Set task: Beginning with the line that contains "Reproduce this chart with matplotlib.", retype the entries below exactly, ending with the line that contains "plt.rcParams['font.family'] = ['Liberation". Leave out any pictures.

Data rows:
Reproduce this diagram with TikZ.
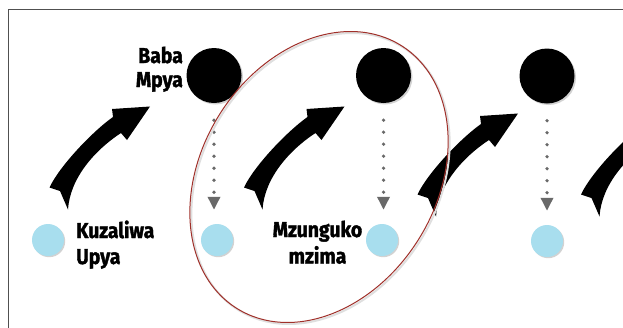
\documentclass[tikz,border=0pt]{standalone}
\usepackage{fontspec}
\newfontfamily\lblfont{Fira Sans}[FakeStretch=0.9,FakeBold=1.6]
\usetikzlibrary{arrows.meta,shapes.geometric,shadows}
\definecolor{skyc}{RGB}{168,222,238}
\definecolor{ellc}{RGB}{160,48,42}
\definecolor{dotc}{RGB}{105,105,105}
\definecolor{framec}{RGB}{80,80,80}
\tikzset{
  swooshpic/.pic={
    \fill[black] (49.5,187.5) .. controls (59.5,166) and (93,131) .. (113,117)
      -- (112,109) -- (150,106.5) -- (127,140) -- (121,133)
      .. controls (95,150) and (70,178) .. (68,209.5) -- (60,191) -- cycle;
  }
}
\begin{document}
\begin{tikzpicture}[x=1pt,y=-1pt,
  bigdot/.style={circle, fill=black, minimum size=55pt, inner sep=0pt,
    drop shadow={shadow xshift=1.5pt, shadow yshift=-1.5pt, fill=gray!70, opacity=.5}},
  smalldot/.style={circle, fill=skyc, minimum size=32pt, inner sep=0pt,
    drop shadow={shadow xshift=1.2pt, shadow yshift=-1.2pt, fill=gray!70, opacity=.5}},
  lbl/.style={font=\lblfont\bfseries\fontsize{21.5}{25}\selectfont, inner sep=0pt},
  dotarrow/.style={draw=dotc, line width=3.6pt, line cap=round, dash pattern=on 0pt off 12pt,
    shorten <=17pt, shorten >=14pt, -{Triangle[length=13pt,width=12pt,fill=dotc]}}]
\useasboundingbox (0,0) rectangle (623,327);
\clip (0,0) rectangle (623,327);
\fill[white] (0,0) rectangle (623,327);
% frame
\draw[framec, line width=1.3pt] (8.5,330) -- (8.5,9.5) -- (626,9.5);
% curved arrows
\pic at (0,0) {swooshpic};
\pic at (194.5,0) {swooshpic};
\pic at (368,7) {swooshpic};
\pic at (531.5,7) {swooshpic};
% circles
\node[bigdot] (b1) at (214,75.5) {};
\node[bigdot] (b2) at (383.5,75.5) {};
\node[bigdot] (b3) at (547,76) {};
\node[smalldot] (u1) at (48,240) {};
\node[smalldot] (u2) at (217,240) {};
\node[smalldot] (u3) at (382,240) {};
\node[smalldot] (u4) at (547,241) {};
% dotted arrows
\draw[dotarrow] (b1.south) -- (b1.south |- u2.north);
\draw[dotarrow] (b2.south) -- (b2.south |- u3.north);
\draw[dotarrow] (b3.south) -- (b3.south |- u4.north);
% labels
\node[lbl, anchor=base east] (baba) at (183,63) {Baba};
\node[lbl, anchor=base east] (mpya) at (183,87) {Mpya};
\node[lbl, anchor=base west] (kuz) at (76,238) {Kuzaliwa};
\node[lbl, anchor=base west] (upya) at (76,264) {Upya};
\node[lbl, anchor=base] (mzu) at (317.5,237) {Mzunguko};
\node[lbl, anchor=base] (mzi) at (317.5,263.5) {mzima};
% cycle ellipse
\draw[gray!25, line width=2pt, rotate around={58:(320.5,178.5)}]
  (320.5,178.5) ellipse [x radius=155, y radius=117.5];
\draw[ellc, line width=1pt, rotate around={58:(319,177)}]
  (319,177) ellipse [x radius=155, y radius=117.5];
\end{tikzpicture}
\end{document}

* * *

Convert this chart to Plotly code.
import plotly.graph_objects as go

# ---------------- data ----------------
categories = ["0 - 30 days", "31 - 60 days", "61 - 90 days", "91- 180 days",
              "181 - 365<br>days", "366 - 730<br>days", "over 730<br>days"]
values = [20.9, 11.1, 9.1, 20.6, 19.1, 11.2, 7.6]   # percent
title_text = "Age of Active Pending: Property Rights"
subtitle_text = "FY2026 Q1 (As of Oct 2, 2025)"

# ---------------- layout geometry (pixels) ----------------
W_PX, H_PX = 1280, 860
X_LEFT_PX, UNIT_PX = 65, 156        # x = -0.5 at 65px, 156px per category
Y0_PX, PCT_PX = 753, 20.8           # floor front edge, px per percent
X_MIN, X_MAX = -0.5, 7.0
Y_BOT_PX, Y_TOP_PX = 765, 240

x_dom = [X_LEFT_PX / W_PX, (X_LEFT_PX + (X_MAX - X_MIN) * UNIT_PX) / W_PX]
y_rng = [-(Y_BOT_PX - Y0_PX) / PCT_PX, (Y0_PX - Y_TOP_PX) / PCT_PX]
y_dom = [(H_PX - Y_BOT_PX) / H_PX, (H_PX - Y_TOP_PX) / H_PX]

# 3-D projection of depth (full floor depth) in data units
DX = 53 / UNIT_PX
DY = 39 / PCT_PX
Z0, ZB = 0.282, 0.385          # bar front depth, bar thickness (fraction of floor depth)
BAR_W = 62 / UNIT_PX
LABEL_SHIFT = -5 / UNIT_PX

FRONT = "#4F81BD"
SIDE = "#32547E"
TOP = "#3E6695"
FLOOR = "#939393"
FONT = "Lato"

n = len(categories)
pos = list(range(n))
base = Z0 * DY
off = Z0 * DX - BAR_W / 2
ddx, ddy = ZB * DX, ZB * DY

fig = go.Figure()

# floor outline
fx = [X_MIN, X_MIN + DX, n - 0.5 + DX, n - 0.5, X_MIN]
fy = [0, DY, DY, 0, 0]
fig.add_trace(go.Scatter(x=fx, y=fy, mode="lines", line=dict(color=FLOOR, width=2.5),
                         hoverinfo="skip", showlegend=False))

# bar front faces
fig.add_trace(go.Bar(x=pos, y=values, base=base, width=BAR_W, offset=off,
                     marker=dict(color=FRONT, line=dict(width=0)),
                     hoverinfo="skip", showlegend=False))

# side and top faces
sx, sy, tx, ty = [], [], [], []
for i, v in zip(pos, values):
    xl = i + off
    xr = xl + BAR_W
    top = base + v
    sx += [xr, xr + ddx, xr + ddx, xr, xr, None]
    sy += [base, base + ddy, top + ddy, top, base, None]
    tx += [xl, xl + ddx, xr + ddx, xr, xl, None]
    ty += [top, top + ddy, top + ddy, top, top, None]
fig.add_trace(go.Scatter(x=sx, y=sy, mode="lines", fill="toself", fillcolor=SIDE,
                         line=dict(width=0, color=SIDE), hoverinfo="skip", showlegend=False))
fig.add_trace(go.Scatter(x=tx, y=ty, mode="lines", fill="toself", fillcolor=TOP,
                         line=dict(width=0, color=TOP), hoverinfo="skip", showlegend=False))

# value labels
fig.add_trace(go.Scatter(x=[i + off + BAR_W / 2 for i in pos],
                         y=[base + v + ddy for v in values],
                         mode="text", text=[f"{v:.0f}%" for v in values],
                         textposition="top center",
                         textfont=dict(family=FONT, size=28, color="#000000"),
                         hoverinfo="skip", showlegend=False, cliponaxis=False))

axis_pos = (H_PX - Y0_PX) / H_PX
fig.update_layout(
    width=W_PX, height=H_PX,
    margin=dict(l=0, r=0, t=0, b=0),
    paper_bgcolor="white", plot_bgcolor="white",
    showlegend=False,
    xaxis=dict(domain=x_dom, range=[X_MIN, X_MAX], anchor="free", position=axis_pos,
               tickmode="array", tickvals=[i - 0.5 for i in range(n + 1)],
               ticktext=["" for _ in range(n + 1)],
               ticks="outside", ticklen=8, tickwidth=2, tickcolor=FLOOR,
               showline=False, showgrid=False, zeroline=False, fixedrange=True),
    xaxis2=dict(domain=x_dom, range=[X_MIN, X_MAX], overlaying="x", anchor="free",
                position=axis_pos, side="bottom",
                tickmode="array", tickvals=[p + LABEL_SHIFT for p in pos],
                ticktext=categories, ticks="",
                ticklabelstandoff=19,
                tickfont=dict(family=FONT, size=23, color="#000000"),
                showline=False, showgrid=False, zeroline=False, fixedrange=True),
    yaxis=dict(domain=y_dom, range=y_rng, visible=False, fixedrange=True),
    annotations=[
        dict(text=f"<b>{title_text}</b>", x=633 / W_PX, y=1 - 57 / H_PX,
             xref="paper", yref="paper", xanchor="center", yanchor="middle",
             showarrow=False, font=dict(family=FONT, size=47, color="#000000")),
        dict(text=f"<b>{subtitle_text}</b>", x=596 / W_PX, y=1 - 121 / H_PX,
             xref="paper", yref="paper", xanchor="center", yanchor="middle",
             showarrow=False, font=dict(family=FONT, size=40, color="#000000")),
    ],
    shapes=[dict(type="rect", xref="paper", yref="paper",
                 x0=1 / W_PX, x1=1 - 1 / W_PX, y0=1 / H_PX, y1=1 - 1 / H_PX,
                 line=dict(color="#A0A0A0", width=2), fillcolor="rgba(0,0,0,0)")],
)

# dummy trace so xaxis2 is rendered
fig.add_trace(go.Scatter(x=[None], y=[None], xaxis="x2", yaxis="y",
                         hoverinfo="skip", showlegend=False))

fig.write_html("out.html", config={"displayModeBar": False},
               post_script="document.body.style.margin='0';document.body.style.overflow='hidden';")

==

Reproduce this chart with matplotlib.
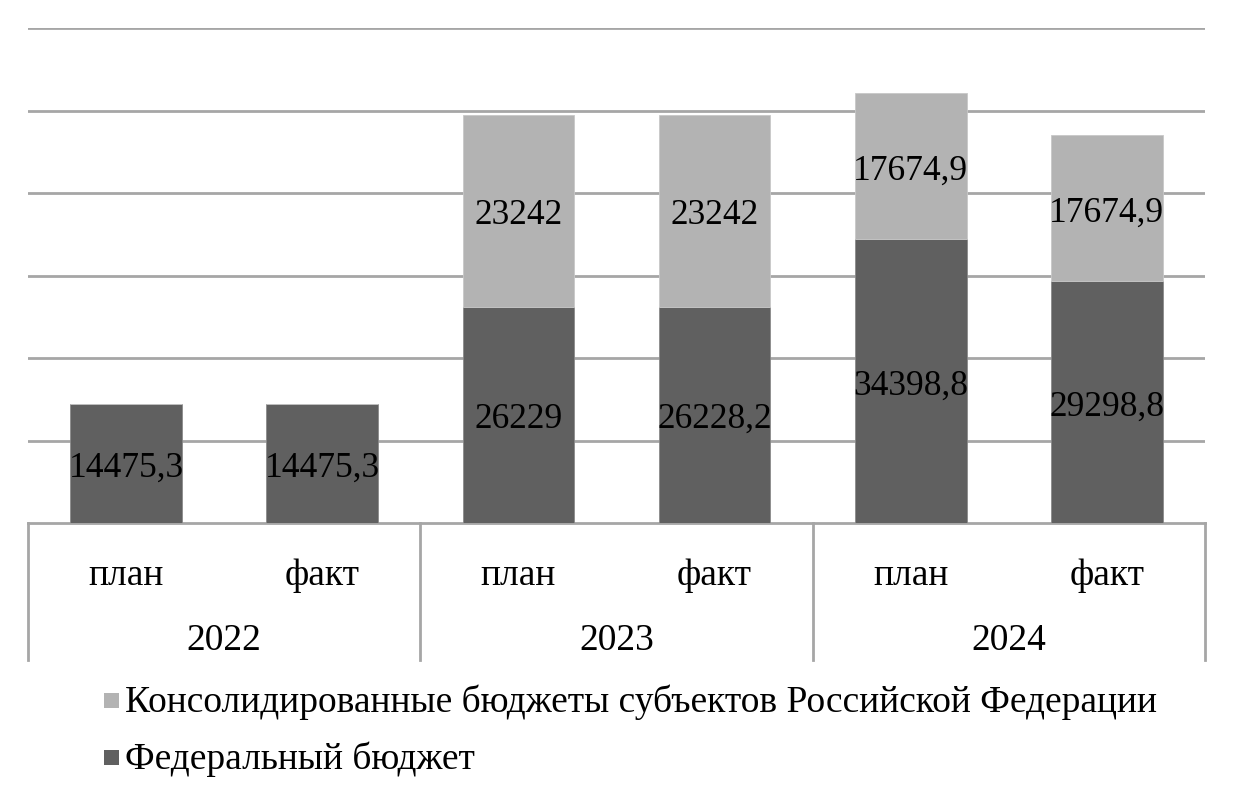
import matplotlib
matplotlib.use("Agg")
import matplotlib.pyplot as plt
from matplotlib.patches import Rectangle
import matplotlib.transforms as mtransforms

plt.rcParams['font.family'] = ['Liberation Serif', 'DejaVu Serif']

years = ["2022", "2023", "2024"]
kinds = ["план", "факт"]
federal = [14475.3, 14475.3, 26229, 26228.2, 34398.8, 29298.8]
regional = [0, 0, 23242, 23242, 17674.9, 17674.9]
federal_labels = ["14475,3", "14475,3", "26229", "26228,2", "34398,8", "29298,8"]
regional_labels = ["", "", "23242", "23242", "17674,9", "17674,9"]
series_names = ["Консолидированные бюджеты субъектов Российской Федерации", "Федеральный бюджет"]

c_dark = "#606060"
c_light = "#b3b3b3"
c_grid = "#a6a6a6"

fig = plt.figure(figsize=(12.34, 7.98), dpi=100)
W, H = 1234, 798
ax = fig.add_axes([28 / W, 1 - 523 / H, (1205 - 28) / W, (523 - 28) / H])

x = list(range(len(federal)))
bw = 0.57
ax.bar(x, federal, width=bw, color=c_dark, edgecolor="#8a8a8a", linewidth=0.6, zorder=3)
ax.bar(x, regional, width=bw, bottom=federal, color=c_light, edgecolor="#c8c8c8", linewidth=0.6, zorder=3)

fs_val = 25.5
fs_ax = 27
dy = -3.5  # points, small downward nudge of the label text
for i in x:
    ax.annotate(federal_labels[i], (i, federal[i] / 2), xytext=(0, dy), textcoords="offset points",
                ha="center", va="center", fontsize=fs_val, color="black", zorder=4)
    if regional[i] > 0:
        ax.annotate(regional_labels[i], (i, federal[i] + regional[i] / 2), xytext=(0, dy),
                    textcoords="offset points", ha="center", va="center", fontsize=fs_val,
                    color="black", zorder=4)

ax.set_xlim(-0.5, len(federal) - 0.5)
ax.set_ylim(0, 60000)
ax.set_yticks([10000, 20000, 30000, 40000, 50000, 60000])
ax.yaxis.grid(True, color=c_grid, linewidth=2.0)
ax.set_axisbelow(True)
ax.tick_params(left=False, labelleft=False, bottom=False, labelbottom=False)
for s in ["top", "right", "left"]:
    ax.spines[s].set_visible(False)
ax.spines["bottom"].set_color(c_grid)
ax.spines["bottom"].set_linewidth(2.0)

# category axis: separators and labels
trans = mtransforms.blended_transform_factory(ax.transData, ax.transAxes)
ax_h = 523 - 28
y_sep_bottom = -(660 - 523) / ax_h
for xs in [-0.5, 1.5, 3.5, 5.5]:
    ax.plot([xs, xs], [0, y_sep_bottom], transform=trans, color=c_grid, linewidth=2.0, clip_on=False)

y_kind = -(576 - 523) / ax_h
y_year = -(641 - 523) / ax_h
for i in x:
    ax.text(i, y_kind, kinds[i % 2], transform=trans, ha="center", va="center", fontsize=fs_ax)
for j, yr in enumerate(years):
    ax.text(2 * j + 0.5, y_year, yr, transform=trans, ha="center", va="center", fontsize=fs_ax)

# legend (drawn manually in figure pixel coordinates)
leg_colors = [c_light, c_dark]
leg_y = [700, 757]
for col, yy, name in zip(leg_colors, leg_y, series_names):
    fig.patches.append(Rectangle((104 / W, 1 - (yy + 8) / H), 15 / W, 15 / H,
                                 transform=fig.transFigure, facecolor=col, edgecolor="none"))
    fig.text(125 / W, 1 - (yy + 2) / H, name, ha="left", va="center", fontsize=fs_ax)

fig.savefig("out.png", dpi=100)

Final result:
Reproduce this chart with matplotlib.
import matplotlib
matplotlib.use("Agg")
import matplotlib.pyplot as plt
from matplotlib.patches import Rectangle
import matplotlib.transforms as mtransforms

plt.rcParams['font.family'] = ['Liberation Serif', 'DejaVu Serif']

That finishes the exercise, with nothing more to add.